2.  Outlandish Offers –  Real estate in Dallas-Fort Worth has been red hot seller’s market now for awhile.  Because of this, we see some desperate buyers.  These buyers will get frustrated time and again as their offers will be lose out to another offer that has something unique about it.  I use the word unique here, but I should really lose the PC and say stupid and outlandish.   I have already mentioned offers coming in $5K to $10K over asking price and these offers are just not coming from owner occupant clients, but investors as well.   You will also see huge earnest funds put on the table to the tune of 10 grand or more.   Buyers will pay for their own title policies and offer to pay for the survey.  Some agents have gotten smart and started to put in their offers that the buyers will pay the offered price no matter where it appraises.  You will see statements like, “Buyers will pay two thousand above appraised value of home..” or “Buyers will pay the offer price of $147,000 despite the appraised value.”   All these outlandish items make it very difficult for an investor to find properties that generate the required numbers.   If they have to compete at every turn with people willing to do anything to get a house, the frustration will build until they leave the market all together.

3.  Too Many Buyers – I have written it a couple of times already, but I will emphasis it again as one of the freakish characteristics about real estate in Fort Worth.  There are too many buyers right now.    I know it seems strange for a real estate agent to complain about the fact that there are too many people trying to buy a house.   In a healthy market, I wouldn’t mind at all because we would have as many homes for sell as we do buyers.   In this tight inventory, too many buyers make it all the more difficult for investors to find good deals.   I was not joking when I wrote about having to literally wait in line to see a house.  I have to do it two or three times a week.   I hear that Dallas is even worse right now.   There seems to be 20 buyers for every house for sell.  Crazy!

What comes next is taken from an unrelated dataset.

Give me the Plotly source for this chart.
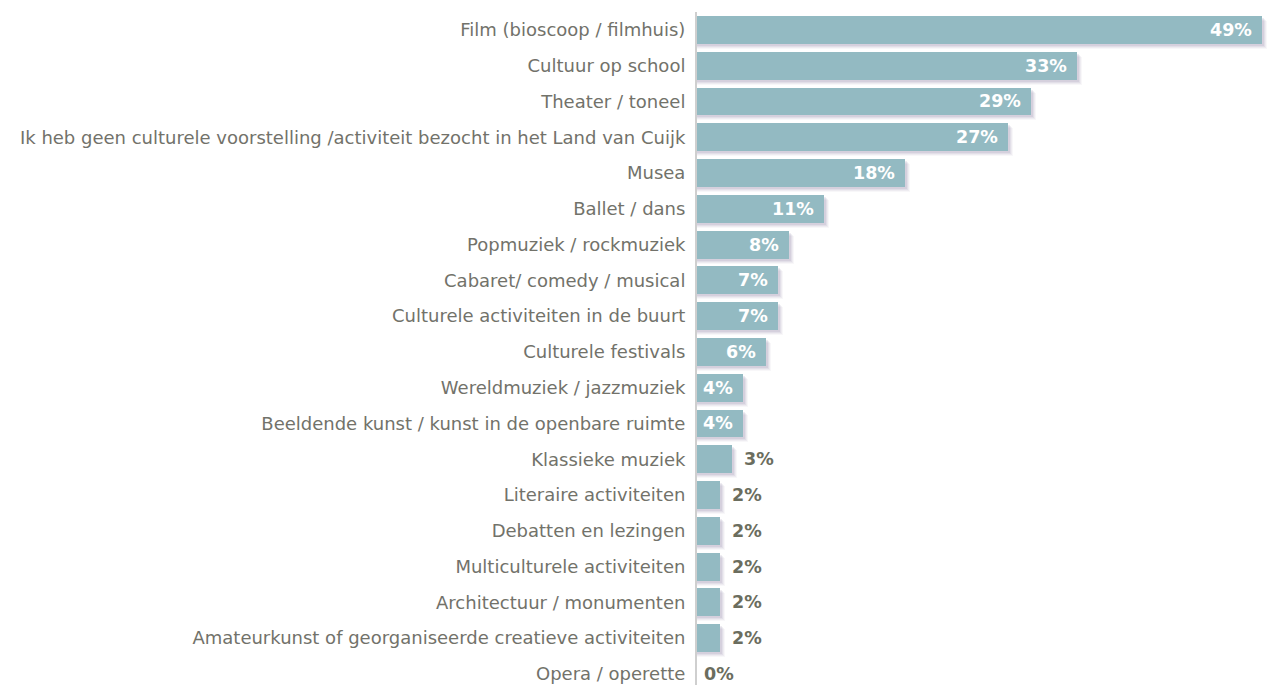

In summary, real estate in Fort Worth is facing some freaking things.   We are seeing prices continue to appreciate at historical rates.   Buyers are desperate so are putting in truly stupid and outlandish offers.   Finally, the number of buyers trying to see a house can be a strange sight to see.   Despite all of this, I told Frank that he can still move forward with investing in real estate, you just have to plan accordingly and set expectations to meet with the freaky market we are in today.